In Bergamo, Memory Of Coffin-filled Trucks Still Haunts
Images of army trucks transporting piled-up coffins out of the Italian town of Bergamo provided a shocking testament to the horrors of coronavirus and one year on, the memories are still raw.
At the height of the pandemic last year, Father Marco Bergamelli was blessing coffins every 10 minutes in the northern Italian city.
"This place was full of coffins, there were 132 lined up at the foot of the altar," he said, opening the doors of the church at the Monumentale cemetery to AFP.
"At the beginning, the trucks came at night, nobody was supposed to know the coffins were being taken elsewhere."
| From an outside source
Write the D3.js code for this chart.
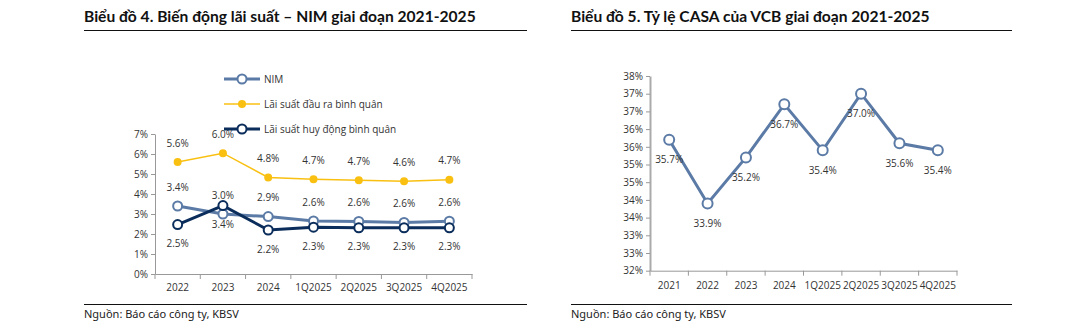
<!DOCTYPE html>
<html>
<head>
<meta charset="utf-8">
<script src="https://cdn.jsdelivr.net/npm/d3@7"></script>
<style>
  body { margin: 0; background: #fff; }
  svg { display: block; }
  .title { font-family: Lato, "Noto Sans", sans-serif; font-weight: bold; font-size: 15.6px; fill: #111; }
  .src { font-family: "Noto Sans", sans-serif; font-size: 11px; fill: #222; }
  .tick text { font-family: "Open Sans", sans-serif; font-size: 10px; fill: #333; }
  .lbl { font-family: "Open Sans", sans-serif; font-size: 10px; fill: #333; }
  .leg { font-family: "Open Sans", sans-serif; font-size: 10px; fill: #333; }
</style>
</head>
<body>
<script>
// chart 4 data
var periods4 = ['2022', '2023', '2024', '1Q2025', '2Q2025', '3Q2025', '4Q2025'];
var nim = [3.4, 3.0, 2.87, 2.65, 2.63, 2.58, 2.64];
var yieldRate = [5.6, 6.04, 4.83, 4.74, 4.69, 4.64, 4.71];
var fundRate = [2.47, 3.42, 2.2, 2.34, 2.31, 2.31, 2.31];
var ticks4 = [0, 1, 2, 3, 4, 5, 6, 7];

// chart 5 data
var periods5 = ['2021', '2022', '2023', '2024', '1Q2025', '2Q2025', '3Q2025', '4Q2025'];
var casa = [35.7, 33.9, 35.2, 36.7, 35.4, 37.0, 35.6, 35.4];
var ticks5 = [32, 32.5, 33, 33.5, 34, 34.5, 35, 35.5, 36, 36.5, 37, 37.5];

var svg = d3.select('body').append('svg').attr('width', 1088).attr('height', 332);

function frame(x0, x1, title) {
    svg.append('text').attr('class', 'title').attr('x', x0).attr('y', 22).text(title);
    svg.append('line').attr('x1', x0).attr('x2', x1).attr('y1', 30.5).attr('y2', 30.5)
        .attr('stroke', '#111').attr('stroke-width', 1.2);
    svg.append('line').attr('x1', x0).attr('x2', x1).attr('y1', 304.5).attr('y2', 304.5)
        .attr('stroke', '#111').attr('stroke-width', 1.2);
    svg.append('text').attr('class', 'src').attr('x', x0).attr('y', 318).text('Nguồn: Báo cáo công ty, KBSV');
}

frame(84, 527, 'Biểu đồ 4. Biến động lãi suất – NIM giai đoạn 2021-2025');
frame(571, 1012, 'Biểu đồ 5. Tỷ lệ CASA của VCB giai đoạn 2021-2025');

function bandTicks(g, x, y0) {
    var edges = x.domain().map(d => x(d)).concat([x.range()[1]]);
    g.selectAll('.bt').data(edges).enter().append('line')
        .attr('x1', d => d).attr('x2', d => d)
        .attr('y1', y0).attr('y2', y0 + 5)
        .attr('stroke', '#999');
}

// ---------- chart 4 ----------
var x4 = d3.scaleBand().domain(periods4).range([155, 472]);
var y4 = d3.scaleLinear().domain([0, 7]).range([274, 134]);
var c4 = svg.append('g');

c4.append('g').attr('transform', 'translate(155,0)')
    .call(d3.axisLeft(y4).tickValues(ticks4).tickFormat(d => d + '%').tickSize(4).tickSizeOuter(0))
    .call(g => g.select('.domain').attr('stroke', '#999'))
    .call(g => g.selectAll('.tick line').attr('stroke', '#999'));
c4.append('g').attr('transform', 'translate(0,274)')
    .call(d3.axisBottom(x4).tickSize(0).tickPadding(10))
    .call(g => g.select('.domain').attr('stroke', '#999'));
bandTicks(c4, x4, 274);

var cx4 = d => x4(d) + x4.bandwidth() / 2;

var series4 = [
    { name: 'NIM', values: nim, color: '#5b7ba6', width: 3, fill: '#fff', r: 4.5, sw: 2, lblDy: -19 },
    { name: 'Lãi suất đầu ra bình quân', values: yieldRate, color: '#f9c012', width: 1.5, fill: '#f9c012', r: 4, sw: 0, lblDy: -19 },
    { name: 'Lãi suất huy động bình quân', values: fundRate, color: '#0b2d5b', width: 3, fill: '#fff', r: 4.5, sw: 2, lblDy: 19 }
];

var line4 = d3.line().x((d, i) => cx4(periods4[i])).y(d => y4(d));

series4.forEach(function (s) {
    c4.append('path').datum(s.values).attr('d', line4)
        .attr('fill', 'none').attr('stroke', s.color).attr('stroke-width', s.width);
    c4.selectAll(null).data(s.values).enter().append('circle')
        .attr('cx', (d, i) => cx4(periods4[i])).attr('cy', d => y4(d)).attr('r', s.r)
        .attr('fill', s.fill).attr('stroke', s.color).attr('stroke-width', s.sw);
});
series4.forEach(function (s) {
    c4.selectAll(null).data(s.values).enter().append('text')
        .attr('class', 'lbl').attr('text-anchor', 'middle')
        .attr('x', (d, i) => cx4(periods4[i])).attr('y', d => y4(d) + s.lblDy)
        .attr('dy', '0.35em')
        .text(d => d.toFixed(1) + '%');
});

// legend
var leg = c4.selectAll('.legrow').data(series4).enter().append('g')
    .attr('transform', (d, i) => 'translate(224,' + (79 + i * 25) + ')');
leg.append('line').attr('x1', 0).attr('x2', 36).attr('stroke', d => d.color).attr('stroke-width', d => d.width);
leg.append('circle').attr('cx', 18).attr('r', d => d.r).attr('fill', d => d.fill)
    .attr('stroke', d => d.color).attr('stroke-width', d => d.sw);
leg.append('text').attr('class', 'leg').attr('x', 40).attr('dy', '0.35em').text(d => d.name);

// ---------- chart 5 ----------
var x5 = d3.scaleBand().domain(periods5).range([650, 957]);
var y5 = d3.scaleLinear().domain([32, 37.5]).range([270.7, 76]);
var c5 = svg.append('g');

c5.append('g').attr('transform', 'translate(650,0)')
    .call(d3.axisLeft(y5).tickValues(ticks5).tickFormat(d => Math.round(d) + '%').tickSize(4).tickSizeOuter(0))
    .call(g => g.select('.domain').attr('stroke', '#aaa').attr('stroke-width', 2))
    .call(g => g.selectAll('.tick line').attr('stroke', '#999'));
c5.append('g').attr('transform', 'translate(0,270.7)')
    .call(d3.axisBottom(x5).tickSize(0).tickPadding(11))
    .call(g => g.select('.domain').attr('stroke', '#999'));
bandTicks(c5, x5, 270.7);

var cx5 = d => x5(d) + x5.bandwidth() / 2;
var line5 = d3.line().x((d, i) => cx5(periods5[i])).y(d => y5(d));

c5.append('path').datum(casa).attr('d', line5)
    .attr('fill', 'none').attr('stroke', '#5b7ba6').attr('stroke-width', 3);
c5.selectAll(null).data(casa).enter().append('circle')
    .attr('cx', (d, i) => cx5(periods5[i])).attr('cy', d => y5(d)).attr('r', 5)
    .attr('fill', '#fff').attr('stroke', '#5b7ba6').attr('stroke-width', 2);
c5.selectAll(null).data(casa).enter().append('text')
    .attr('class', 'lbl').attr('text-anchor', 'middle')
    .attr('x', (d, i) => cx5(periods5[i])).attr('y', d => y5(d) + 20)
    .attr('dy', '0.35em')
    .text(d => d.toFixed(1) + '%');
</script>
</body>
</html>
The camouflaged vehicles took away up to 70 coffins a day from the church, where they were collected after the local mortuaries filled up.
The coffins were transported to cemeteries in other northern cities such as Bologna and Ferrara.
Many of the bodies that remained in Bergamo were buried in haste, often without headstones but with signs bearing photos and names of the deceased.
Almost everyone in the town lost a member of their family, a friend, colleague, or neighbour.
In March 2020 alone, 670 people died in the city of 120,000 inhabitants and almost 6,000 in the province of the same name -- five or six times the normal toll for that time of year.
"People saw their loved ones leave in an ambulance with a fever, and they were returned as ashes in an urn, without ever being able to say goodbye," said the 66-year-old Bergamelli.
"It was like wartime."
Prime Minister Mario Draghi visited Bergamo Thursday to mark a national day of remembrance for the victims of the coronavirus pandemic, which has killed 103,000 people in Italy, according to official statistics.
"This place is a symbol of the pain of an entire nation," Draghi said after laying a wreath of flowers at the cemetery and joining a minute of silence for the dead.
But a grim sense of deja vu pervades the area, as the city is once again locked down along with most of the country amid a fresh wave of infections.
At the Seriate hospital east of the city, the intensive care unit is once again at capacity, its eight beds occupied by coronavirus patients, even if numbers are lower than last year.
"Covid is more aggressive now, with many cases of the new English variant," said Roberto Keim, the unit's director.
There are many here who criticise authorities for acting too slowly to recognise the scale of the crisis last year and not imposing swift restrictions to stem the virus' spread, including banning gatherings.
"At the beginning of March, we saw people going to funerals for victims of Covid, and themselves dying a few weeks later," said Roberta Caprini of the Generli Funeral Home.
The 38-year-old was left to manage unprecedented demand for the family business after her father and uncle both contracted coronavirus. They later recovered.
"Normally, we organise about 1,400 burials a year. But in March 2020, we did 1,000," she said.
To allow relatives in quarantine to say their final goodbyes, Caprini had the hearse pass underneath their balconies, and took photos of the dead herself.
But proper mourning was impossible for many.
"We spent a month not knowing where my father's body was," said Luca Fusco, recalling the 85-year-old's death in a care home on March 11, 2020.
Fusco's son Stefano created a Facebook group demanding justice for the dead, which now has 70,000 members.
The group "Noi Denunceremo" (We Will Denounce), led by Luca Fusco, has already filed more than 250 complaints with prosecutors over the way authorities handled the Covid crisis. A judicial inquiry is under way.
It took two weeks after the first cases appeared in the province on February 23 last year for the authorities to lock down the entire Lombardy region, a measure extended one day later to the whole of Italy.
Fusco claims nobody wanted to shut down a region that is the engine of Italy's economy.
"The people of Bergamo felt abandoned. In acting sooner, the authorities could have saved thousands of lives," he said.